Given task
The listing below begins with the first line you should copy; stop after the line containing "type Poly = Pt[];", and drop every picture.
-- Begin Source data --
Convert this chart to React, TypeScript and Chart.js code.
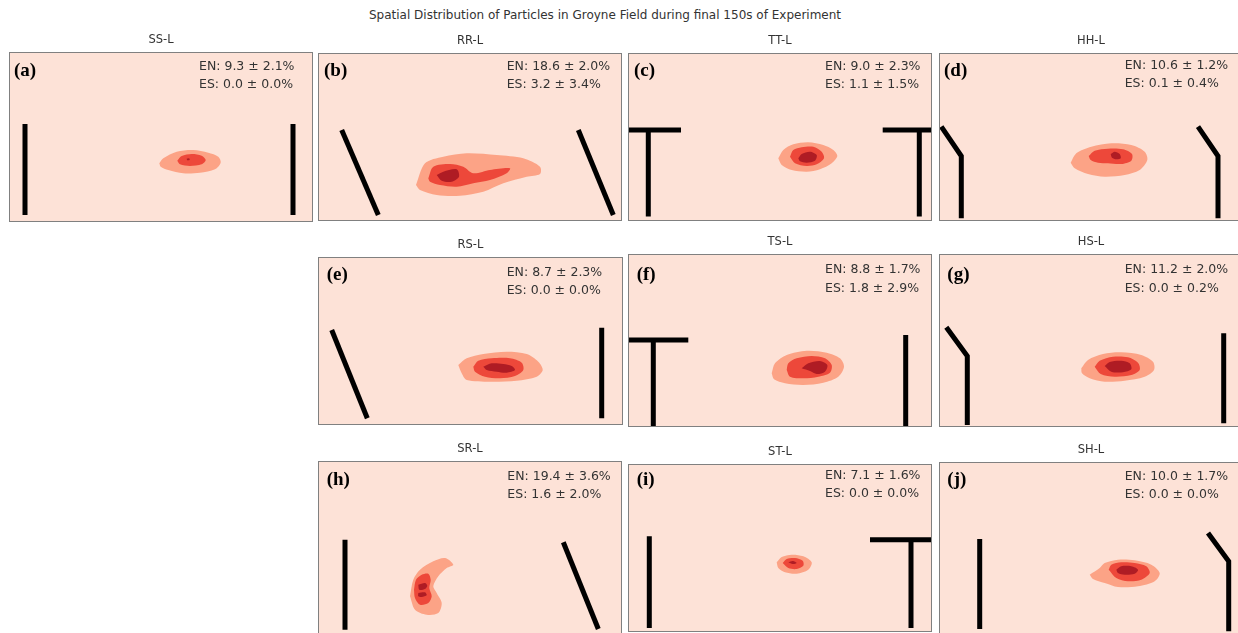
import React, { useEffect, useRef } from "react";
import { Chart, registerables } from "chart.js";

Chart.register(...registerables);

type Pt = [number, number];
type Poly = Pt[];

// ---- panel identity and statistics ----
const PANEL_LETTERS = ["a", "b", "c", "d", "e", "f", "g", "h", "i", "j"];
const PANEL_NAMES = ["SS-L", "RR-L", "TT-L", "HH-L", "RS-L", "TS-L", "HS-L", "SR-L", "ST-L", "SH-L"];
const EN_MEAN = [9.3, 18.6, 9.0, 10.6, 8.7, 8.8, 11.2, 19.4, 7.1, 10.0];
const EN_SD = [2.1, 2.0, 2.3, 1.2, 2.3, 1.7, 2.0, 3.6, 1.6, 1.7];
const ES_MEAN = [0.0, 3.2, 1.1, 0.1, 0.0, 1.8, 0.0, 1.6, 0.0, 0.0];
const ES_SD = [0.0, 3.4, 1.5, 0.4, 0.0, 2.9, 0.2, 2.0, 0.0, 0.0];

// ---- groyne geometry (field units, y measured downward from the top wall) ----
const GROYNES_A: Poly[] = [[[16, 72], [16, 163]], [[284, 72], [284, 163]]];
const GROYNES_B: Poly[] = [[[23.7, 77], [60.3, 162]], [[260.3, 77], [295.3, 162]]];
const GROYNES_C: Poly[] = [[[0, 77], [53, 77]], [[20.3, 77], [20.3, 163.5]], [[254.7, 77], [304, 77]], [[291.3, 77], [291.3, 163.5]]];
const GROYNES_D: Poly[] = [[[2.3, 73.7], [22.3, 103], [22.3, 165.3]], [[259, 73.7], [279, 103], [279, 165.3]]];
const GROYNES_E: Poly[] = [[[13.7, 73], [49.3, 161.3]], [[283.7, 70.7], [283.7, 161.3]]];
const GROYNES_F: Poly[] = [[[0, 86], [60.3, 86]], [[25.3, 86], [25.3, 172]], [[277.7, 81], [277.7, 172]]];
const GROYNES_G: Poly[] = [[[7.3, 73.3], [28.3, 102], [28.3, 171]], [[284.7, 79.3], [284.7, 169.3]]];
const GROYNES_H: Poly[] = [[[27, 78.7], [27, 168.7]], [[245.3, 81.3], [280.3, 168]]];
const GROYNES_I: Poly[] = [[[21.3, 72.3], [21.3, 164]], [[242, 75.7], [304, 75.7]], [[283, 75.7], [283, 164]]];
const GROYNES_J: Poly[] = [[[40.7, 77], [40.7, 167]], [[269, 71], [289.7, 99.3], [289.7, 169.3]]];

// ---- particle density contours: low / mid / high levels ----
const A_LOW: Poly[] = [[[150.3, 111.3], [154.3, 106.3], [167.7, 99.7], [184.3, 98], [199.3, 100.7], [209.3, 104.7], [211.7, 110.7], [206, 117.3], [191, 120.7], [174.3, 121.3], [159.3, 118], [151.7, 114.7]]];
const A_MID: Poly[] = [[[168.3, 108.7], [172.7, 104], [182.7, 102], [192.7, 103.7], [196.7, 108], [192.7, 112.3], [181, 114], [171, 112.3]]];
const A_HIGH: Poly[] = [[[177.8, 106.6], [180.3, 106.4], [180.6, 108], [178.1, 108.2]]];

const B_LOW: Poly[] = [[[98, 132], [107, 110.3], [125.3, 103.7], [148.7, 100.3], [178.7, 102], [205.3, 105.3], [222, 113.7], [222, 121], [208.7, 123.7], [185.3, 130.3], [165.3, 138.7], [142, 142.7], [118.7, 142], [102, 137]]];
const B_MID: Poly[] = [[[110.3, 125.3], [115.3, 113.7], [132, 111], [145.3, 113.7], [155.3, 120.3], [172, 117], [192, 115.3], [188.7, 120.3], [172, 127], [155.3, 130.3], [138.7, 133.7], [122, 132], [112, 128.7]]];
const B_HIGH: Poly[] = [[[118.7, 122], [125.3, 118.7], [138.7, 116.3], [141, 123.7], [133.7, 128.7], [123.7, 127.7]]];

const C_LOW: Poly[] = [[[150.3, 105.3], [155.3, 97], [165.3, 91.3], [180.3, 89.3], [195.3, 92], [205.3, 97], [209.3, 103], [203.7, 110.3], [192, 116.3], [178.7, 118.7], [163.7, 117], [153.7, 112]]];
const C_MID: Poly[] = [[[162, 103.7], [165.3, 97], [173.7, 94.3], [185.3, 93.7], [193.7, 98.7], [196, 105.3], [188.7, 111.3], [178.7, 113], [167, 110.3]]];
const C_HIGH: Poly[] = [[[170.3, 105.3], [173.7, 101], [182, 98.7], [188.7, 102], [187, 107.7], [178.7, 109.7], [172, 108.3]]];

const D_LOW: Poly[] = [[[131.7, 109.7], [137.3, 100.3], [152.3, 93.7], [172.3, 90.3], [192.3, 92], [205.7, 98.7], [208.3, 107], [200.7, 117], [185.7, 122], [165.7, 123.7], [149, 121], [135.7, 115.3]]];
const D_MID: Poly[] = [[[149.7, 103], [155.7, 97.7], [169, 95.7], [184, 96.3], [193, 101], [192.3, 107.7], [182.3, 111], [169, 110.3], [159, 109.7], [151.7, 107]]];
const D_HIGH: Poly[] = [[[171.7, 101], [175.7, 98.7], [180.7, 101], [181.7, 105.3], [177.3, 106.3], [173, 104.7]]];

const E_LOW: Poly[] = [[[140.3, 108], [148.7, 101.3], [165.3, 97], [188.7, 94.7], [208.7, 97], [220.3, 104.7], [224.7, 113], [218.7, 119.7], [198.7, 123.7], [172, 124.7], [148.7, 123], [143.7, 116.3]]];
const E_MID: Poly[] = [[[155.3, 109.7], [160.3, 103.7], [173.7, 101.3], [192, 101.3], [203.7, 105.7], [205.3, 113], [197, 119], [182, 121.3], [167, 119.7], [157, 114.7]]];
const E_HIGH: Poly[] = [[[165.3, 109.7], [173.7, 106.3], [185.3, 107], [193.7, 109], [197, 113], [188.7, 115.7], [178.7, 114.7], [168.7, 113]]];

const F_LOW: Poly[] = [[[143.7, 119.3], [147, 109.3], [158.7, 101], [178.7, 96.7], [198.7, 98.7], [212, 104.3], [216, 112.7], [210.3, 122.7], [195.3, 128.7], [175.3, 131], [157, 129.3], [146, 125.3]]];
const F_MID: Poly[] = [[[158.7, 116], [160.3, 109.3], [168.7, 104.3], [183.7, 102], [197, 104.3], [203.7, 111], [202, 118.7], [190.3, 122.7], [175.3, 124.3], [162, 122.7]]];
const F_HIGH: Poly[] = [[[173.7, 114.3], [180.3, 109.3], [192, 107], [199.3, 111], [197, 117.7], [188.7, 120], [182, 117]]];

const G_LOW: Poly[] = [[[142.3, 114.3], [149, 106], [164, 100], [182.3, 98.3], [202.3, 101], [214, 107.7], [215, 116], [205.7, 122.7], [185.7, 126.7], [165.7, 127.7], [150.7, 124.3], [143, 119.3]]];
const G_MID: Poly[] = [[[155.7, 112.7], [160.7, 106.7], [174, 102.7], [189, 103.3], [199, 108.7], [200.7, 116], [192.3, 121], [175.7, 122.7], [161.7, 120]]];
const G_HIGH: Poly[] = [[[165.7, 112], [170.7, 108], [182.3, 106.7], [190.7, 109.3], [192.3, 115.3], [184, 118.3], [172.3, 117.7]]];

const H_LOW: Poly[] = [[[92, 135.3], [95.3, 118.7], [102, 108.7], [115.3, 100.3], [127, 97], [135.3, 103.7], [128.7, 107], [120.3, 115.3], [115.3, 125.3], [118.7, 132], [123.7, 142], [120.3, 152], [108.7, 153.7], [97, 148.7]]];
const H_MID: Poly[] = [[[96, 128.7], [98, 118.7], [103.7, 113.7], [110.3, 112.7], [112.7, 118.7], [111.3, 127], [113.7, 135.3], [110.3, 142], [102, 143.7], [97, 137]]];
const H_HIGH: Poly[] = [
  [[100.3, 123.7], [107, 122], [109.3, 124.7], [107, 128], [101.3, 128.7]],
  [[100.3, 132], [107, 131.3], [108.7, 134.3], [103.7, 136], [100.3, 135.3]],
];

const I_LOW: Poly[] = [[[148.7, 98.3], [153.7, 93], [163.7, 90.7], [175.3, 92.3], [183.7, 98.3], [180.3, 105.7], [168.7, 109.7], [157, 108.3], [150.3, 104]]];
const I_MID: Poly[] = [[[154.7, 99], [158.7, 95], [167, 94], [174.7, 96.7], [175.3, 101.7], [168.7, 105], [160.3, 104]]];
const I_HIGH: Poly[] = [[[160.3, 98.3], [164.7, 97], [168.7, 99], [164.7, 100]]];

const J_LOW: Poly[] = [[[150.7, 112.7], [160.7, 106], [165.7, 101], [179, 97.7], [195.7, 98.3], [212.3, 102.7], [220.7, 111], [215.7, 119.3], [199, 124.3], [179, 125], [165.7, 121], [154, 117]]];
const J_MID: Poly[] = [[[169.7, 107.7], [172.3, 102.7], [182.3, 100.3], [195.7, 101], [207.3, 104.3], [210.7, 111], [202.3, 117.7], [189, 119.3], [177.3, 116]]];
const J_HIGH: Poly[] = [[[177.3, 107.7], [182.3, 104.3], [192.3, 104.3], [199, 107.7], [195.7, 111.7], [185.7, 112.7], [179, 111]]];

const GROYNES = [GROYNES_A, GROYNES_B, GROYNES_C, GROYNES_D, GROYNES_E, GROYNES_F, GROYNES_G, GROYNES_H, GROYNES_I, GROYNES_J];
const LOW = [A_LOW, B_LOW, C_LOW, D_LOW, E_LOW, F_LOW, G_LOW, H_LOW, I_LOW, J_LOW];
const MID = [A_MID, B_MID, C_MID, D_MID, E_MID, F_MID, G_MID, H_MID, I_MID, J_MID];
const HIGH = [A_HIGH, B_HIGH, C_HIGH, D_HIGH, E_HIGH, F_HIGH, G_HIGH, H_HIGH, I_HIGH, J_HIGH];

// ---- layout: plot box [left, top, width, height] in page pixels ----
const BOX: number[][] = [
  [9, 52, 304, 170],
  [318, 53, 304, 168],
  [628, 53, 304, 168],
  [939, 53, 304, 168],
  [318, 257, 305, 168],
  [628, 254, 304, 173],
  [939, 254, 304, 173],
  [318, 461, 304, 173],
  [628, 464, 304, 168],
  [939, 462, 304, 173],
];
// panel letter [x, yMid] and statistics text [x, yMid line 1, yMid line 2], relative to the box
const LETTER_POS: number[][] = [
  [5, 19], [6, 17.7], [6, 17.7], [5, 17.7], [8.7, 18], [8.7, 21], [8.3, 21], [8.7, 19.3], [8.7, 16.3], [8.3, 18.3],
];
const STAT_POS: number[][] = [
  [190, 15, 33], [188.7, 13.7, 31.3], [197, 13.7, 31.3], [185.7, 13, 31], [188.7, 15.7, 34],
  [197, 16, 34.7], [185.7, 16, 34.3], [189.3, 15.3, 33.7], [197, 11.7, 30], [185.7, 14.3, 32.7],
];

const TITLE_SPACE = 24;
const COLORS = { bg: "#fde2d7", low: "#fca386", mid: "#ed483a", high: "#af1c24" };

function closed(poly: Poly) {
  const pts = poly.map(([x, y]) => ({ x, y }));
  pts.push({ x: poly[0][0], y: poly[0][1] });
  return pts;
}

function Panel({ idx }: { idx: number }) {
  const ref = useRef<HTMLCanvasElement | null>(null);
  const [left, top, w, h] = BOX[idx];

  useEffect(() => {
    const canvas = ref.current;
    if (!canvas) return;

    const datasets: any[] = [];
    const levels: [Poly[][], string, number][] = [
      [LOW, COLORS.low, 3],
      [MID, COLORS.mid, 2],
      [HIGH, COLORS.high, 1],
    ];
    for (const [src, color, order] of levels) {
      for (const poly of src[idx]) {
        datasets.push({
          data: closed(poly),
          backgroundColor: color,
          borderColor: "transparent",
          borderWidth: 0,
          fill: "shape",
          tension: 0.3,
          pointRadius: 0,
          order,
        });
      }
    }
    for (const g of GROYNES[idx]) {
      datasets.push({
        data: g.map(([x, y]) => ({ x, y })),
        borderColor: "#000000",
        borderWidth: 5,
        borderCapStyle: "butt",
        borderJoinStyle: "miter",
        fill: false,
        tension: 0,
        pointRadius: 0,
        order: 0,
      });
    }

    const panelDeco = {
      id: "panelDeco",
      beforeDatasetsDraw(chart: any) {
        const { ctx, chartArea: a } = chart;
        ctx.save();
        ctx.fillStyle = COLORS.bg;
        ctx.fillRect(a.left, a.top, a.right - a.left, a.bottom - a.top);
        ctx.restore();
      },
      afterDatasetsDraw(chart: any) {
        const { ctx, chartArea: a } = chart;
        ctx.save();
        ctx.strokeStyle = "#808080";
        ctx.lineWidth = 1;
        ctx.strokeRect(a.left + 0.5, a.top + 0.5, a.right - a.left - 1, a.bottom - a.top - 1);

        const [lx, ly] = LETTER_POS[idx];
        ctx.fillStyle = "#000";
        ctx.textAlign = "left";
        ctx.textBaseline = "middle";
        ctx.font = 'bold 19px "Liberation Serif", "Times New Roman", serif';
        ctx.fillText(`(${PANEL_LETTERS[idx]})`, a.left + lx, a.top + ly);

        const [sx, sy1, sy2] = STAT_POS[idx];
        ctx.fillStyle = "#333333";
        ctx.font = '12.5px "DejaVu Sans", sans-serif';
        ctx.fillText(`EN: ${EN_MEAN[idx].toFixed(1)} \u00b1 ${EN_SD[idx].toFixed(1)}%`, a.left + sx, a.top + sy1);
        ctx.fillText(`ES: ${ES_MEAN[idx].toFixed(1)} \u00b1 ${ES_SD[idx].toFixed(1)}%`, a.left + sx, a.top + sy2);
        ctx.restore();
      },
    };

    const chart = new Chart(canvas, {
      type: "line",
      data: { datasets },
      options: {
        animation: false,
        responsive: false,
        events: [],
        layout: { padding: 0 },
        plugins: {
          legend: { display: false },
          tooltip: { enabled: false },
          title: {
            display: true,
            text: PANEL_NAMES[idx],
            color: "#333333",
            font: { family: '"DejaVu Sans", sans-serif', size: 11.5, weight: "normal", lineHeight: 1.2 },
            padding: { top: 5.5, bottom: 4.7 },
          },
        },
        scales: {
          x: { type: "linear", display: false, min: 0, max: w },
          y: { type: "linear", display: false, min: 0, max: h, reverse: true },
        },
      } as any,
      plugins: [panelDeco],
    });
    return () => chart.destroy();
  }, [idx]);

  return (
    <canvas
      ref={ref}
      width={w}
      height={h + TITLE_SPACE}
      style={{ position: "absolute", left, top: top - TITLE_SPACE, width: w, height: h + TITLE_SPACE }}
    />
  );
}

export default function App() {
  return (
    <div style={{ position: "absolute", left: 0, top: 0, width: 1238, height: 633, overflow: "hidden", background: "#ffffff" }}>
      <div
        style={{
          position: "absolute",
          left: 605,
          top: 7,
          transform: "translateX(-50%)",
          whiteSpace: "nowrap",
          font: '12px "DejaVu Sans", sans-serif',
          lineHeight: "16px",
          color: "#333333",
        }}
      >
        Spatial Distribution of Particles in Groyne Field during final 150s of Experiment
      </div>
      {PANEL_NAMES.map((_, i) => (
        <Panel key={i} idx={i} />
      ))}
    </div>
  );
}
-- End Source data --
Problem solution
Convert this chart to React, TypeScript and Chart.js code.
import React, { useEffect, useRef } from "react";
import { Chart, registerables } from "chart.js";

Chart.register(...registerables);

type Pt = [number, number];
type Poly = Pt[];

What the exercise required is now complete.